Car même si le championnat n’est officiellement qu’amateur, personne ne s’y trompe. Les meilleurs joueurs ont des postes fictifs très bien rémunérés dans les compagnies à la tête des clubs. Après quatre saisons au Milan, une soixantaine de matchs et sept buts, Renzo De Vecchi va chercher à remplir son palmarès. Car pour le moment, il n’a remporté qu’une coupe amicale sous le maillot rouge et noir. Et vu son niveau, il peut prétendre à beaucoup mieux. Son choix de carrière n’aurait aucun sens dans le football moderne. En effet, afin de remplir son palmarès, il quitte l’AC Milan pour rejoindre le Genoa. Le Genoa compte déjà six championnats à son actif. Avec Renzo De Vecchi, il va en remporter trois autres. Depuis 1924, il n’en a pas remporté le moindre.

Un véritable diamant

Mais revenons en 1913. Renzo De Vecchi vient de rejoindre le Genoa, et s’impose là aussi sans difficultés dans l’effectif du club littoral. Ce n’est cependant pas que pour la possibilité de gagner des titres que Renzo De Vecchi signe à Gênes. A Milan, il était employé de la Banca Commerciale di Milano. Son salaire est celui d’un employé de bon niveau, mais n’a rien de somptueux. A la même époque, Vercelli lui propose un chèque en blanc, avec un montant au choix mais pas de job. A Gênes, la Comit, la banque commerciale de la ville, lui propose un emploi de premier rang. Son salaire est du jamais vu. Aucun footballeur n’a jamais gagné autant dans le football italien.

Et même avec l’inflation des salaires due à l’explosion de l’amateurisme marron au cours des années 1920, le salaire de Renzo De Vecchi reste très confortable. Suffisamment, en tout cas, pour le convaincre de rester quatorze saisons à Gênes, avant de prendre sa retraite en 1929. Trois fois champion, il ne connaîtra jamais la gloire d’un sacre en Coupe du Monde, abandonnant la sélection en 1925, neuf ans avant que Pozzo emmène l’Italie sur le toit du monde. Mais Renzo a déjà trente-cinq ans quand il prend sa retraite, un âge très avancé dans le football à l’époque.

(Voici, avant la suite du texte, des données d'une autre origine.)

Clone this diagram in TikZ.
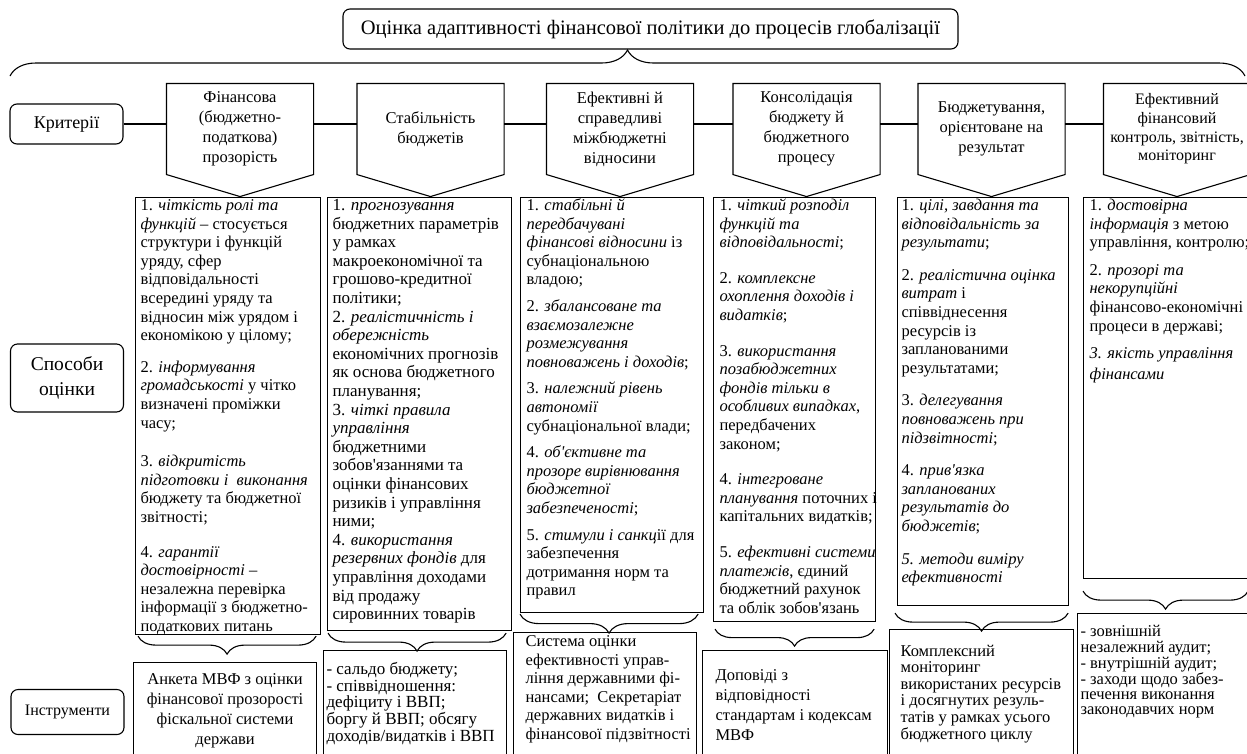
\documentclass[tikz,border=0pt]{standalone}
\usepackage{fontspec}
\setmainfont{Liberation Serif}
\usetikzlibrary{decorations.pathreplacing}

% box text: width, height, left inset, top pad, lines
\newcommand{\boxtext}[5]{\parbox[t][#2pt][t]{#1pt}{\vspace*{#4pt}\hspace*{#3pt}\begin{tabular}[t]{@{}l@{}}#5\end{tabular}}}
% centred box text: width, height, top pad, lines
\newcommand{\boxtextc}[4]{\parbox[t][#2pt][t]{#1pt}{\vspace*{#3pt}\centering\begin{tabular}[t]{@{}c@{}}#4\end{tabular}}}
\newcommand{\ap}{\textquotesingle}

\tikzset{
  every picture/.style={line width=1.1pt},
  lab/.style={draw, rounded corners=7pt, minimum width=113pt, align=center, inner sep=0pt},
  crit/.style={minimum width=146pt, minimum height=90pt, align=center, inner sep=0pt, font=\fontsize{16.5}{20}\selectfont},
  mbox/.style={draw, anchor=north west, inner sep=0pt, font=\fontsize{16.5}{18.6}\selectfont},
  tbox/.style={draw, anchor=north west, inner sep=0pt},
  brc/.style={decorate, decoration={brace, mirror, amplitude=#1}},
}

\begin{document}
\begin{tikzpicture}[x=1pt,y=-1pt]
		\useasboundingbox (0,0) rectangle (1247,753);
		\clip (0,0) rectangle (1247,753);

		% title and its brace
		\node[lab, minimum width=615pt, minimum height=40pt, font=\fontsize{20.5}{22}\selectfont] (title) at (650.5,29) {Оцінка адаптивності фінансової політики до процесів глобалізації};
		\coordinate (bl) at (10,76);
		\coordinate (br) at (1245,76);
		\draw[decorate, decoration={brace, amplitude=26pt}] (bl) -- (br);

		% row labels
		\node[lab, minimum height=40pt, font=\fontsize{18}{22}\selectfont] (krit) at (66.5,124) {Критерії};
		\node[lab, minimum height=68pt, font=\fontsize{19.5}{25}\selectfont] (sposoby) at (67,378) {Способи\\оцінки};
		\node[lab, minimum height=45pt, font=\fontsize{16}{19}\selectfont] (instr) at (67.5,712) {Інструменти};

		% criteria
		\node[crit] (c1) at (240,129) {Фінансова\\(бюджетно-\\податкова)\\прозорість};
		\node[crit] (c2) at (430.5,129) {Стабільність\\бюджетів};
		\node[crit] (c3) at (620,129) {Ефективні й\\справедливі\\міжбюджетні\\відносини};
		\node[crit] (c4) at (806.5,129) {Консолідація\\бюджету й\\бюджетного\\процесу};
		\node[crit] (c5) at (991.5,129) {Бюджетування,\\орієнтоване на\\результат};
		\node[crit, font=\fontsize{16}{18.7}\selectfont] (c6) at (1177,129) {Ефективний\\фінансовий\\контроль, звітність,\\моніторинг};
		\foreach \i in {1,...,6}
			\draw (c\i.north west) -- (c\i.north east) -- (c\i.south east) -- ([yshift=-22pt]c\i.south) -- (c\i.south west) -- cycle;

		% criteria row links
		\draw (krit.east) -- (krit.east -| c1.west);
		\foreach \i [evaluate=\i as \j using int(\i+1)] in {1,...,5}
			\draw (c\i.east |- krit.east) -- (c\j.west |- krit.east);

		% methods
		\node[mbox] (m1) at (135,197) {\boxtext{185}{437}{5}{0}{%
			1. \textit{чіткість ролі та}\\
			\textit{функцій} -- стосується\\
			структури і функцій\\
			уряду, сфер\\
			відповідальності\\
			всередині уряду та\\
			відносин між урядом і\\
			економікою у цілому;\\[13pt]
			2. \textit{інформування}\\
			\textit{громадськості} у чітко\\
			визначені проміжки\\
			часу;\\[20pt]
			3. \textit{відкритість}\\
			\textit{підготовки і~ виконання}\\
			бюджету та бюджетної\\
			звітності;\\[16pt]
			4. \textit{гарантії}\\
			\textit{достовірності} --\\
			незалежна перевірка\\
			інформації з бюджетно-\\
			податкових питань}};
		\node[mbox, font=\fontsize{17}{18.6}\selectfont] (m2) at (327,197) {\boxtext{184}{433}{5}{0}{%
			1. \textit{прогнозування}\\
			бюджетних параметрів\\
			у рамках\\
			макроекономічної та\\
			грошово-кредитної\\
			політики;\\
			2. \textit{реалістичність і}\\
			\textit{обережність}\\
			економічних прогнозів\\
			як основа бюджетного\\
			планування;\\
			3. \textit{чіткі правила}\\
			\textit{управління}\\
			бюджетними\\
			зобов\ap{}язаннями та\\
			оцінки фінансових\\
			ризиків і управління\\
			ними;\\
			4. \textit{використання}\\
			\textit{резервних фондів} для\\
			управління доходами\\
			від продажу\\
			сировинних товарів}};
		\node[mbox] (m3) at (520,197) {\boxtext{183}{415}{6}{0}{%
			1. \textit{стабільні й}\\
			\textit{передбачувані}\\
			\textit{фінансові відносини} із\\
			субнаціональною\\
			владою;\\[8pt]
			2. \textit{збалансоване та}\\
			\textit{взаємозалежне}\\
			\textit{розмежування}\\
			\textit{повноважень і доходів};\\[8pt]
			3. \textit{належний рівень}\\
			\textit{автономії}\\
			субнаціональної влади;\\[8pt]
			4. \textit{об\ap{}єктивне та}\\
			\textit{прозоре вирівнювання}\\
			\textit{бюджетної}\\
			\textit{забезпеченості};\\[8pt]
			5. \textit{стимули і санкц}ії для\\
			забезпечення\\
			дотримання норм та\\
			правил}};
		\node[mbox] (m4) at (713,197) {\boxtext{162}{424}{6}{0}{%
			1. \textit{чіткий розподіл}\\
			\textit{функцій та}\\
			\textit{відповідальності};\\[17pt]
			2. \textit{комплексне}\\
			\textit{охоплення доходів і}\\
			\textit{видатків};\\[17pt]
			3. \textit{використання}\\
			\textit{позабюджетних}\\
			\textit{фондів тільки в}\\
			\textit{особливих випадках},\\
			передбачених\\
			законом;\\[17pt]
			4. \textit{інтегроване}\\
			\textit{планування} поточних і\\
			капітальних видатків;\\[17pt]
			5. \textit{ефективні системи}\\
			\textit{платежів}, єдиний\\
			бюджетний рахунок\\
			та облік зобов\ap{}язань}};
		\node[mbox] (m5) at (897,197) {\boxtext{171}{408}{4}{0}{%
			1. \textit{цілі, завдання та}\\
			\textit{відповідальність за}\\
			\textit{результати};\\[14pt]
			2. \textit{реалістична оцінка}\\
			\textit{витрат} і\\
			співвіднесення\\
			ресурсів із\\
			запланованими\\
			результатами;\\[14pt]
			3. \textit{делегування}\\
			\textit{повноважень при}\\
			\textit{підзвітності};\\[14pt]
			4. \textit{прив\ap{}язка}\\
			\textit{запланованих}\\
			\textit{результатів до}\\
			\textit{бюджетів};\\[14pt]
			\textit{5. методи виміру}\\
			\textit{ефективності}}};
		\node[mbox] (m6) at (1083,197) {\boxtext{167}{381}{6}{0}{%
			1. \textit{достовірна}\\
			\textit{інформація} з метою\\
			управління, контролю;\\[9pt]
			2. \textit{прозорі та}\\
			\textit{некорупційні}\\
			фінансово-економічні\\
			процеси в державі;\\[9pt]
			\textit{3. якість управління}\\[2pt]
			\textit{фінансами}}};

		% tools
		\node[tbox, font=\fontsize{16.5}{20}\selectfont] (t1) at (133,662) {\boxtextc{183}{98}{8}{%
			Анкета МВФ з оцінки\\
			фінансової прозорості\\
			фіскальної системи\\
			держави}};
		\node[tbox, font=\fontsize{17}{16.3}\selectfont] (t2) at (323,650) {\boxtext{183}{110}{3}{12}{%
			- сальдо бюджету;\\
			- співвідношення:\\
			дефіциту і ВВП;\\
			боргу й ВВП; обсягу\\
			доходів/видатків і ВВП}};
		\node[tbox, font=\fontsize{16.5}{18.5}\selectfont] (t3) at (513,632) {\boxtext{183}{128}{12}{1}{%
			Система оцінки\\
			ефективності управ-\\
			ління державними фі-\\
			нансами;~ Секретаріат\\
			державних видатків і\\
			фінансової підзвітності}};
		\node[tbox, font=\fontsize{16.5}{20}\selectfont] (t4) at (702,650) {\boxtext{185}{110}{13}{16}{%
			Доповіді з\\
			відповідності\\
			стандартам і кодексам\\
			МВФ}};
		\node[tbox, font=\fontsize{16.5}{16.6}\selectfont] (t5) at (889,629) {\boxtext{184}{131}{11}{15}{%
			Комплексний\\
			моніторинг\\
			використаних ресурсів\\
			і досягнутих резуль-\\
			татів у рамках усього\\
			бюджетного циклу}};
		\node[tbox, font=\fontsize{16.5}{15}\selectfont] (t6) at (1077,613) {\boxtext{173}{147}{3}{12}{%
			- зовнішній\\
			незалежний аудит;\\
			- внутрішній аудит;\\
			- заходи щодо забез-\\
			печення виконання\\
			законодавчих норм}};

		% braces from methods to tools
		\draw[brc=18pt] ([xshift=3pt,yshift=-1pt]m1.south west) -- ([xshift=-5pt,yshift=-1pt]m1.south east);
		\draw[brc=18pt] ([xshift=1pt,yshift=-2pt]m2.south west) -- ([xshift=-6pt,yshift=-2pt]m2.south east);
		\draw[brc=19pt] ([xshift=0pt,yshift=-1pt]m3.south west) -- ([xshift=-6pt,yshift=-1pt]m3.south east);
		\draw[brc=17pt] ([xshift=2pt,yshift=-7pt]m4.south west) -- ([xshift=-2pt,yshift=-7pt]m4.south east);
		\draw[brc=18pt] ([xshift=-2pt,yshift=-7pt]m5.south west) -- ([xshift=-1pt,yshift=-7pt]m5.south east);
		\draw[brc=18pt] ([xshift=0pt,yshift=-12pt]m6.south west) -- ([xshift=-3pt,yshift=-12pt]m6.south east);

	\end{tikzpicture}
\end{document}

Avec quarante-trois sélections en équipe nationale entre 1910 et 1925, dont vingt-six en tant que capitaine, Renzo De Vecchi est le premier très grand défenseur du football italien. Renzo De Vecchi décède le 14 mai 1967 à Milan, sa ville natale. Lors de l’inauguration du Hall of Fame de l’AC Milan, il fait partie de la première génération de la sélection de grands joueurs du club.